Requirement — Please write the listing below out again exactly, leaving every picture behind.

Material provided —
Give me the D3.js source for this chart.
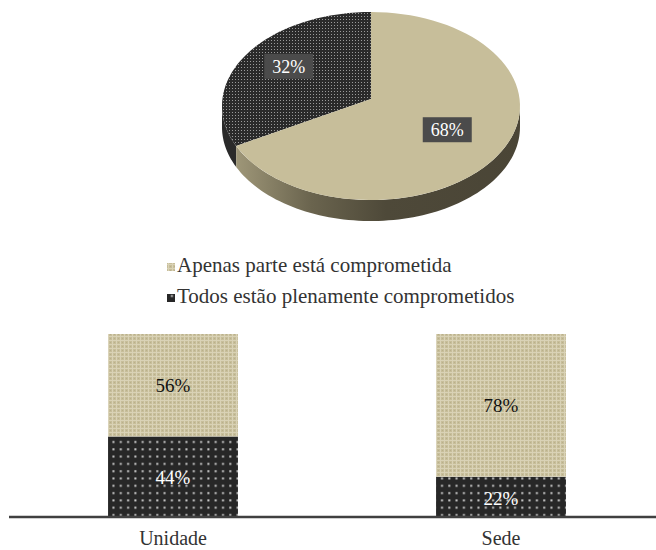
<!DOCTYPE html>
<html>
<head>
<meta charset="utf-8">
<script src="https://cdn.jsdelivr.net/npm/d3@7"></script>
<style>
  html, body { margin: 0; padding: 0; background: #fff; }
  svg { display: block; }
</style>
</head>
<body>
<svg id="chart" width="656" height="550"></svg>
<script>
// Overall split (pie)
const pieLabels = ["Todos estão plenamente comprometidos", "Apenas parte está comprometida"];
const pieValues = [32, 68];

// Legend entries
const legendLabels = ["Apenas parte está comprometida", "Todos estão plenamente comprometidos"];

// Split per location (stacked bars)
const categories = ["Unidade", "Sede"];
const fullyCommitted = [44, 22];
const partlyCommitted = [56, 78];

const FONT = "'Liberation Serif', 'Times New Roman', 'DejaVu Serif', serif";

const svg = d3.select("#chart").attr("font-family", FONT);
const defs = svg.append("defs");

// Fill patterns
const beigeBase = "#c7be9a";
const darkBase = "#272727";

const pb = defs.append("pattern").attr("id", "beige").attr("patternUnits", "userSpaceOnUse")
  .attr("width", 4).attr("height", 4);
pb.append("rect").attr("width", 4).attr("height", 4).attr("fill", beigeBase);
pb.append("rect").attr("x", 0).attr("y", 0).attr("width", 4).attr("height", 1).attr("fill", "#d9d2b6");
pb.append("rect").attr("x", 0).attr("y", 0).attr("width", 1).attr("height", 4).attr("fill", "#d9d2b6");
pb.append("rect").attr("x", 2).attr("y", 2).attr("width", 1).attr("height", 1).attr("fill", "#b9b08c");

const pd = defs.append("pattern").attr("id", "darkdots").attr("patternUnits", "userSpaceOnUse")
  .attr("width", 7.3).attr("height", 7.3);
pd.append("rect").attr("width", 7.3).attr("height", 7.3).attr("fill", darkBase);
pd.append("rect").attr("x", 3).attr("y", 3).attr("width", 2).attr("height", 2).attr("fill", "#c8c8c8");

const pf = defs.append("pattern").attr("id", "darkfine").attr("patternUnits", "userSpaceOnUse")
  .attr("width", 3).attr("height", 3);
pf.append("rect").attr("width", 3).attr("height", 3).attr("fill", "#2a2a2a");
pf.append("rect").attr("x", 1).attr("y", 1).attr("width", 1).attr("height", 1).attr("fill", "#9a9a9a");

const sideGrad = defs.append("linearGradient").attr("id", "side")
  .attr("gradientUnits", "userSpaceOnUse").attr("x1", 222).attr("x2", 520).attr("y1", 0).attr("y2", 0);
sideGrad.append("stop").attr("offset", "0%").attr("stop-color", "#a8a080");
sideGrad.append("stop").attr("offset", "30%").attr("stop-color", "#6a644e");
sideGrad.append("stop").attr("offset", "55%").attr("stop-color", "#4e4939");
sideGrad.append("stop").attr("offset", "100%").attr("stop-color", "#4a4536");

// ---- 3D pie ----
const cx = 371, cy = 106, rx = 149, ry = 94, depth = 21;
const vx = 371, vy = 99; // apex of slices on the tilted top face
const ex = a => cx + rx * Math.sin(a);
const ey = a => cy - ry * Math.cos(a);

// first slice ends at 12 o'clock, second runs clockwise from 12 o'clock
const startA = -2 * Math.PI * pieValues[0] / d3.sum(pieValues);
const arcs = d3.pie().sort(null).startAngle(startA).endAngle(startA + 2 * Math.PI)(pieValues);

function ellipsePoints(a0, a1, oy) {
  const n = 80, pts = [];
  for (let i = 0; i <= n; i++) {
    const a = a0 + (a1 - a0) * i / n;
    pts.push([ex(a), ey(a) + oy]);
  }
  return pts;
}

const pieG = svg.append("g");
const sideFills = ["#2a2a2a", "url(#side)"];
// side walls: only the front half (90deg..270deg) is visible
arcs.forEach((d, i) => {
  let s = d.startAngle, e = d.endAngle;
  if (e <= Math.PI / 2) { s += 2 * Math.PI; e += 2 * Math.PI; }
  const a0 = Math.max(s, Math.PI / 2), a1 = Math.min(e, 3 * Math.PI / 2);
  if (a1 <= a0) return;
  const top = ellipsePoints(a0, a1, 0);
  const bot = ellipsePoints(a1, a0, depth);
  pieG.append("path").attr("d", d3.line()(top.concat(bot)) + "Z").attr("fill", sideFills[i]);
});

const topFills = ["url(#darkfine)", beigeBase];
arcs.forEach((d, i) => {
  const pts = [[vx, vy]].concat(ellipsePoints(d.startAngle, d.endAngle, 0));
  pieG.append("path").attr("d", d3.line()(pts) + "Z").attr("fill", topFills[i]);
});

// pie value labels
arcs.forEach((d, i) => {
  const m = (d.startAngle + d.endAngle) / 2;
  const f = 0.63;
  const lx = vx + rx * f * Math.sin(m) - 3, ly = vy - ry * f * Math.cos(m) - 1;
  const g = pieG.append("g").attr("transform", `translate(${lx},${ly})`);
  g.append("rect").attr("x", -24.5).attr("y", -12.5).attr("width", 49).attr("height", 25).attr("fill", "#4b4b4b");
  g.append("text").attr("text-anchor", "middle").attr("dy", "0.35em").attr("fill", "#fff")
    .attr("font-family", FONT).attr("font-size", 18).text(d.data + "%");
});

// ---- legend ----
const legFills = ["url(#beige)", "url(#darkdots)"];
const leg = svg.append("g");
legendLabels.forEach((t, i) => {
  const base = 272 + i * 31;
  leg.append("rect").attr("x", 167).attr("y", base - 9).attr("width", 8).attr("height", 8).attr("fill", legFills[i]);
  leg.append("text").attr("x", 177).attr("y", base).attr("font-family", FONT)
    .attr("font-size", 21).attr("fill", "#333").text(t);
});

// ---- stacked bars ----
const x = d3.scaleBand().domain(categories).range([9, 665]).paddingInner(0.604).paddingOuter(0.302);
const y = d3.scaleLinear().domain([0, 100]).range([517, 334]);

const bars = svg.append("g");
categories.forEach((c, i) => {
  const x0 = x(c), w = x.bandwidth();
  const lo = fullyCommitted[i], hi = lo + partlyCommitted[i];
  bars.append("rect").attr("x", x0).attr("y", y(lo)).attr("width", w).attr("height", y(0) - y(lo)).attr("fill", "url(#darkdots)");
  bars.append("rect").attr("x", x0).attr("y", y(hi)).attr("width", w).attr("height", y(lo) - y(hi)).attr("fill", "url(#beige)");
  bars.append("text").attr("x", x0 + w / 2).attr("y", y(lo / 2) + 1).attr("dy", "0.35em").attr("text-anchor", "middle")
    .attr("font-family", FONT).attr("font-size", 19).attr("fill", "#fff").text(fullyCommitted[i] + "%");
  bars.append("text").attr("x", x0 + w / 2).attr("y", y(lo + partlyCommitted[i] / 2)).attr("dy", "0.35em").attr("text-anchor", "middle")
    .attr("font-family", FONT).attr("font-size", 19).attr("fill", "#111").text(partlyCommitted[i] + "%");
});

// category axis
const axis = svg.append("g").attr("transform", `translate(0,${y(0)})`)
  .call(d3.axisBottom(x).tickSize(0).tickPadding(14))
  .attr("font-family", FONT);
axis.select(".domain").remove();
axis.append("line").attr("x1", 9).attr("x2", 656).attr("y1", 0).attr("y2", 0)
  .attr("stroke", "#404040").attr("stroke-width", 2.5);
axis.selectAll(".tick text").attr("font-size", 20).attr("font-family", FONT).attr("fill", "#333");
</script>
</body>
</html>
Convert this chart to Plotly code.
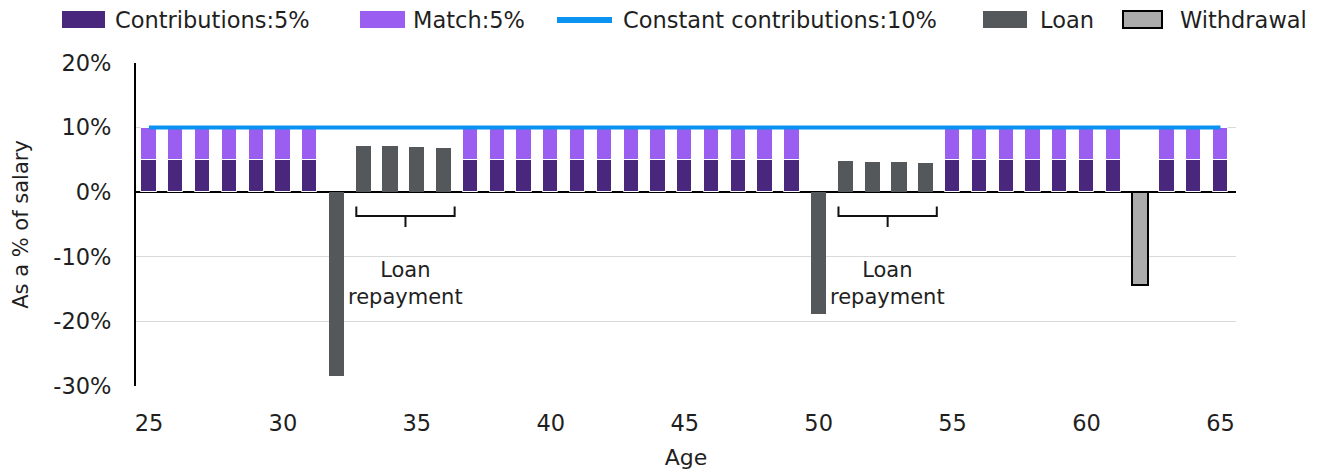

Complete response —
Give me the D3.js source for this chart.
<!DOCTYPE html>
<html>
<head>
<meta charset="utf-8">
<script src="https://cdn.jsdelivr.net/npm/d3@7"></script>
<style>
  html, body { margin: 0; padding: 0; background: #fff; }
  svg { display: block; }
</style>
</head>
<body>
<svg id="chart" width="656" height="550"></svg>
<script>
// Overall split (pie)
const pieLabels = ["Todos estão plenamente comprometidos", "Apenas parte está comprometida"];
const pieValues = [32, 68];

// Legend entries
const legendLabels = ["Apenas parte está comprometida", "Todos estão plenamente comprometidos"];

// Split per location (stacked bars)
const categories = ["Unidade", "Sede"];
const fullyCommitted = [44, 22];
const partlyCommitted = [56, 78];

const FONT = "'Liberation Serif', 'Times New Roman', 'DejaVu Serif', serif";

const svg = d3.select("#chart").attr("font-family", FONT);
const defs = svg.append("defs");

// Fill patterns
const beigeBase = "#c7be9a";
const darkBase = "#272727";

const pb = defs.append("pattern").attr("id", "beige").attr("patternUnits", "userSpaceOnUse")
  .attr("width", 4).attr("height", 4);
pb.append("rect").attr("width", 4).attr("height", 4).attr("fill", beigeBase);
pb.append("rect").attr("x", 0).attr("y", 0).attr("width", 4).attr("height", 1).attr("fill", "#d9d2b6");
pb.append("rect").attr("x", 0).attr("y", 0).attr("width", 1).attr("height", 4).attr("fill", "#d9d2b6");
pb.append("rect").attr("x", 2).attr("y", 2).attr("width", 1).attr("height", 1).attr("fill", "#b9b08c");

const pd = defs.append("pattern").attr("id", "darkdots").attr("patternUnits", "userSpaceOnUse")
  .attr("width", 7.3).attr("height", 7.3);
pd.append("rect").attr("width", 7.3).attr("height", 7.3).attr("fill", darkBase);
pd.append("rect").attr("x", 3).attr("y", 3).attr("width", 2).attr("height", 2).attr("fill", "#c8c8c8");

const pf = defs.append("pattern").attr("id", "darkfine").attr("patternUnits", "userSpaceOnUse")
  .attr("width", 3).attr("height", 3);
pf.append("rect").attr("width", 3).attr("height", 3).attr("fill", "#2a2a2a");
pf.append("rect").attr("x", 1).attr("y", 1).attr("width", 1).attr("height", 1).attr("fill", "#9a9a9a");

const sideGrad = defs.append("linearGradient").attr("id", "side")
  .attr("gradientUnits", "userSpaceOnUse").attr("x1", 222).attr("x2", 520).attr("y1", 0).attr("y2", 0);
sideGrad.append("stop").attr("offset", "0%").attr("stop-color", "#a8a080");
sideGrad.append("stop").attr("offset", "30%").attr("stop-color", "#6a644e");
sideGrad.append("stop").attr("offset", "55%").attr("stop-color", "#4e4939");
sideGrad.append("stop").attr("offset", "100%").attr("stop-color", "#4a4536");

// ---- 3D pie ----
const cx = 371, cy = 106, rx = 149, ry = 94, depth = 21;
const vx = 371, vy = 99; // apex of slices on the tilted top face
const ex = a => cx + rx * Math.sin(a);
const ey = a => cy - ry * Math.cos(a);

// first slice ends at 12 o'clock, second runs clockwise from 12 o'clock
const startA = -2 * Math.PI * pieValues[0] / d3.sum(pieValues);
const arcs = d3.pie().sort(null).startAngle(startA).endAngle(startA + 2 * Math.PI)(pieValues);

function ellipsePoints(a0, a1, oy) {
  const n = 80, pts = [];
  for (let i = 0; i <= n; i++) {
    const a = a0 + (a1 - a0) * i / n;
    pts.push([ex(a), ey(a) + oy]);
  }
  return pts;
}

const pieG = svg.append("g");
const sideFills = ["#2a2a2a", "url(#side)"];
// side walls: only the front half (90deg..270deg) is visible
arcs.forEach((d, i) => {
  let s = d.startAngle, e = d.endAngle;
  if (e <= Math.PI / 2) { s += 2 * Math.PI; e += 2 * Math.PI; }
  const a0 = Math.max(s, Math.PI / 2), a1 = Math.min(e, 3 * Math.PI / 2);
  if (a1 <= a0) return;
  const top = ellipsePoints(a0, a1, 0);
  const bot = ellipsePoints(a1, a0, depth);
  pieG.append("path").attr("d", d3.line()(top.concat(bot)) + "Z").attr("fill", sideFills[i]);
});

const topFills = ["url(#darkfine)", beigeBase];
arcs.forEach((d, i) => {
  const pts = [[vx, vy]].concat(ellipsePoints(d.startAngle, d.endAngle, 0));
  pieG.append("path").attr("d", d3.line()(pts) + "Z").attr("fill", topFills[i]);
});

// pie value labels
arcs.forEach((d, i) => {
  const m = (d.startAngle + d.endAngle) / 2;
  const f = 0.63;
  const lx = vx + rx * f * Math.sin(m) - 3, ly = vy - ry * f * Math.cos(m) - 1;
  const g = pieG.append("g").attr("transform", `translate(${lx},${ly})`);
  g.append("rect").attr("x", -24.5).attr("y", -12.5).attr("width", 49).attr("height", 25).attr("fill", "#4b4b4b");
  g.append("text").attr("text-anchor", "middle").attr("dy", "0.35em").attr("fill", "#fff")
    .attr("font-family", FONT).attr("font-size", 18).text(d.data + "%");
});

// ---- legend ----
const legFills = ["url(#beige)", "url(#darkdots)"];
const leg = svg.append("g");
legendLabels.forEach((t, i) => {
  const base = 272 + i * 31;
  leg.append("rect").attr("x", 167).attr("y", base - 9).attr("width", 8).attr("height", 8).attr("fill", legFills[i]);
  leg.append("text").attr("x", 177).attr("y", base).attr("font-family", FONT)
    .attr("font-size", 21).attr("fill", "#333").text(t);
});

// ---- stacked bars ----
const x = d3.scaleBand().domain(categories).range([9, 665]).paddingInner(0.604).paddingOuter(0.302);
const y = d3.scaleLinear().domain([0, 100]).range([517, 334]);

const bars = svg.append("g");
categories.forEach((c, i) => {
  const x0 = x(c), w = x.bandwidth();
  const lo = fullyCommitted[i], hi = lo + partlyCommitted[i];
  bars.append("rect").attr("x", x0).attr("y", y(lo)).attr("width", w).attr("height", y(0) - y(lo)).attr("fill", "url(#darkdots)");
  bars.append("rect").attr("x", x0).attr("y", y(hi)).attr("width", w).attr("height", y(lo) - y(hi)).attr("fill", "url(#beige)");
  bars.append("text").attr("x", x0 + w / 2).attr("y", y(lo / 2) + 1).attr("dy", "0.35em").attr("text-anchor", "middle")
    .attr("font-family", FONT).attr("font-size", 19).attr("fill", "#fff").text(fullyCommitted[i] + "%");
  bars.append("text").attr("x", x0 + w / 2).attr("y", y(lo + partlyCommitted[i] / 2)).attr("dy", "0.35em").attr("text-anchor", "middle")
    .attr("font-family", FONT).attr("font-size", 19).attr("fill", "#111").text(partlyCommitted[i] + "%");
});

// category axis
const axis = svg.append("g").attr("transform", `translate(0,${y(0)})`)
  .call(d3.axisBottom(x).tickSize(0).tickPadding(14))
  .attr("font-family", FONT);
axis.select(".domain").remove();
axis.append("line").attr("x1", 9).attr("x2", 656).attr("y1", 0).attr("y2", 0)
  .attr("stroke", "#404040").attr("stroke-width", 2.5);
axis.selectAll(".tick text").attr("font-size", 20).attr("font-family", FONT).attr("fill", "#333");
</script>
</body>
</html>
Convert this chart to Plotly code.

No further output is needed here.